Opening Ceremony lançait, en janvier dernier, une collection baptisée  » Action  » : des sweats et tee-shirts sur lesquels étaient imprimés les mots  » Fight « ,  » Protest  » ou  » Change  » en lettres capitales. S’il est difficile de lui reprocher de célébrer la différence et l’espoir, le label américain a fait les frais d’un mauvais timing. La collection était proposée le jour où Donald Trump signait le décret sur l’immigration. Dans l’e-mail de lancement figurait un appel au  » rassemblement  » face à l’incertitude ambiante, suivi d’un lien vers la boutique en ligne. Les réactions sur les réseaux sociaux ne se sont pas fait attendre, reprochant à la marque son opportunisme. Elle a corrigé le tir, annonçant qu’elle reverserait le bénéfice des ventes à l’Union américaine pour les libertés civiles (Aclu). C’est pourtant le rôle de la mode de refléter le monde où nous vivons. Support idéal de l’expression individuelle, le tee-shirt militant ressort des placards chaque fois que la démocratie est fragilisée. D’autant que son message, repris sur les réseaux sociaux, a plus d’impact que n’importe quel discours politique : sur Facebook, plus de 80 % des vidéos sont visionnées sans le son. Lors de la grande marche des femmes, le 21 janvier dernier, les exemples féministes se multipliaient, de Washington à New York, de Madonna ( » Feminism is the Radical Notion That Women Are People « , empruntée à l’écrivaine Marie Shears) à Rihanna ( » This Pussy Grabs Back « ) devant la Trump Tower. Car le tee-shirt est bien la pièce de mode la plus universelle, celle dont chacun peut s’emparer pour ses messages les plus passionnés, qu’il s’agisse d’un coûteux modèle de marque ou d’un bout de coton bricolé à la maison. Du côté des podiums, les créateurs ont tous quelque chose à dire. Julien Dossena (directeur artistique de Paco Rabanne) s’associe à Peter Saville pour lancer une collection capsule de pièces imprimées du slogan  » FutureSex « , Haider Ackermann exige le  » silence « , Maria Grazia Chiuri appelle au féminisme dans sa première collection pour Dior – son tee-shirt  » We Should All Be Feminists  » fut le plus instagrammé de la Fashion Week. Enfin, chez Sacai, Chitose Abe détourne la phrase de Joe Strummer  » Passion is a Fashion  » en  » Fashion is a Passion « . A chacun sa typographie.

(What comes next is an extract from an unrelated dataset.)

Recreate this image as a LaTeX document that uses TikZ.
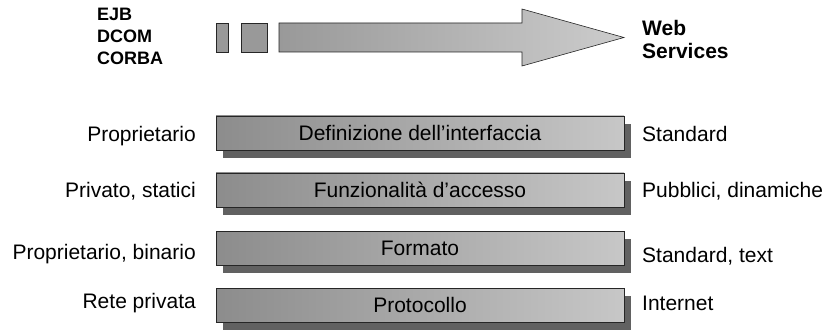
\documentclass[tikz,border=0pt]{standalone}
\usepackage{fontspec}
\setmainfont{Liberation Sans}
\usetikzlibrary{shadows}
\begin{document}
\begin{tikzpicture}[x=1pt,y=-1pt,
  layerbox/.style={draw=black!85, line width=0.8pt, left color=black!45, right color=black!22,
    minimum width=408pt, minimum height=34pt, inner sep=0pt,
    font=\fontsize{21}{25}\selectfont,
    general shadow={fill=black!62, shadow xshift=7pt, shadow yshift=-8pt}},
  lbl/.style={font=\fontsize{21}{25}\selectfont, inner sep=0pt},
  techlbl/.style={font=\fontsize{18}{22}\selectfont\bfseries, inner sep=0pt, anchor=base west},
  wslbl/.style={font=\fontsize{21}{25}\selectfont\bfseries, inner sep=0pt, anchor=base west},
  smallrect/.style={draw=black!85, line width=0.8pt, fill=black!40},
  bigarrow/.style={draw=black!85, line width=0.6pt, left color=black!40, right color=black!20}]
\useasboundingbox (0,0) rectangle (829,331);

% top arrow
\draw[smallrect] (216,23) rectangle (228,52);
\draw[smallrect] (241,23) rectangle (267,52);
\coordinate (a1) at (279,23);
\coordinate (a2) at (522,23);
\coordinate (a3) at (522,9);
\coordinate (tip) at (624,37.5);
\coordinate (a5) at (522,66);
\coordinate (a6) at (522,52);
\coordinate (a7) at (279,52);
\draw[bigarrow] (a1) -- (a2) -- (a3) -- (tip) -- (a5) -- (a6) -- (a7) -- cycle;

\node[techlbl] (ejb) at (97,21) {EJB};
\node[techlbl] (dcom) at (97,43) {DCOM};
\node[techlbl] (corba) at (97,65) {CORBA};
\node[wslbl] (web) at (642,36) {Web};
\node[wslbl] (serv) at (642,59) {Services};

% layers
\node[layerbox] (l1) at (420,133) {Definizione dell’interfaccia};
\node[layerbox] (l2) at (420,190) {Funzionalità d’accesso};
\node[layerbox] (l3) at (420,248) {Formato};
\node[layerbox] (l4) at (420,305) {Protocollo};

% left labels
\node[lbl, anchor=base east] (p1) at (196,142) {Proprietario};
\node[lbl, anchor=base east] (p2) at (196,197) {Privato, statici};
\node[lbl, anchor=base east] (p3) at (196,259) {Proprietario, binario};
\node[lbl, anchor=base east] (p4) at (196,308) {Rete privata};

% right labels
\node[lbl, anchor=base west] (s1) at (642,142) {Standard};
\node[lbl, anchor=base west] (s2) at (642,197) {Pubblici, dinamiche};
\node[lbl, anchor=base west] (s3) at (642,262) {Standard, text};
\node[lbl, anchor=base west] (s4) at (642,310) {Internet};
\end{tikzpicture}
\end{document}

Ashish Gupta – Créateur d’Ashish

« Fier d’être étranger »

ASHISH GUPTA
ASHISH GUPTA© ASHISH GUPTA

 » J’ai créé ce tee-shirt « Immigrant » en réaction au contexte politique. J’étais très contrarié après le Brexit : pour la première fois en vingt ans, je me suis demandé si j’étais le bienvenu dans ce pays que je considérais comme le mien. J’étais triste de voir comment les politiciens utilisaient l’immigration pour attiser la haine. Alors j’ai voulu dire : oui, je suis un immigrant. Je dirige une entreprise. Je paie des impôts. Je crée des emplois. Je participe à la culture et à l’économie. Je suis différent, pourtant je suis comme vous. Il faut reprendre possession de ce mot ; être fiers de notre héritage. Aucune ville ne peut se dire moderne, progressiste ou libérale si elle n’est pas multiculturelle. Le tee-shirt a cette simplicité et cette honnêteté qui permettent de dire beaucoup. Enfin, il s’adapte à toutes les situations, par le tissu, la couleur ou la coupe. Je pense souvent qu’une robe du soir doit être aussi facile à vivre qu’un tee-shirt, et qu’un tee-shirt doit sembler aussi extraordinaire qu’une robe du soir…  »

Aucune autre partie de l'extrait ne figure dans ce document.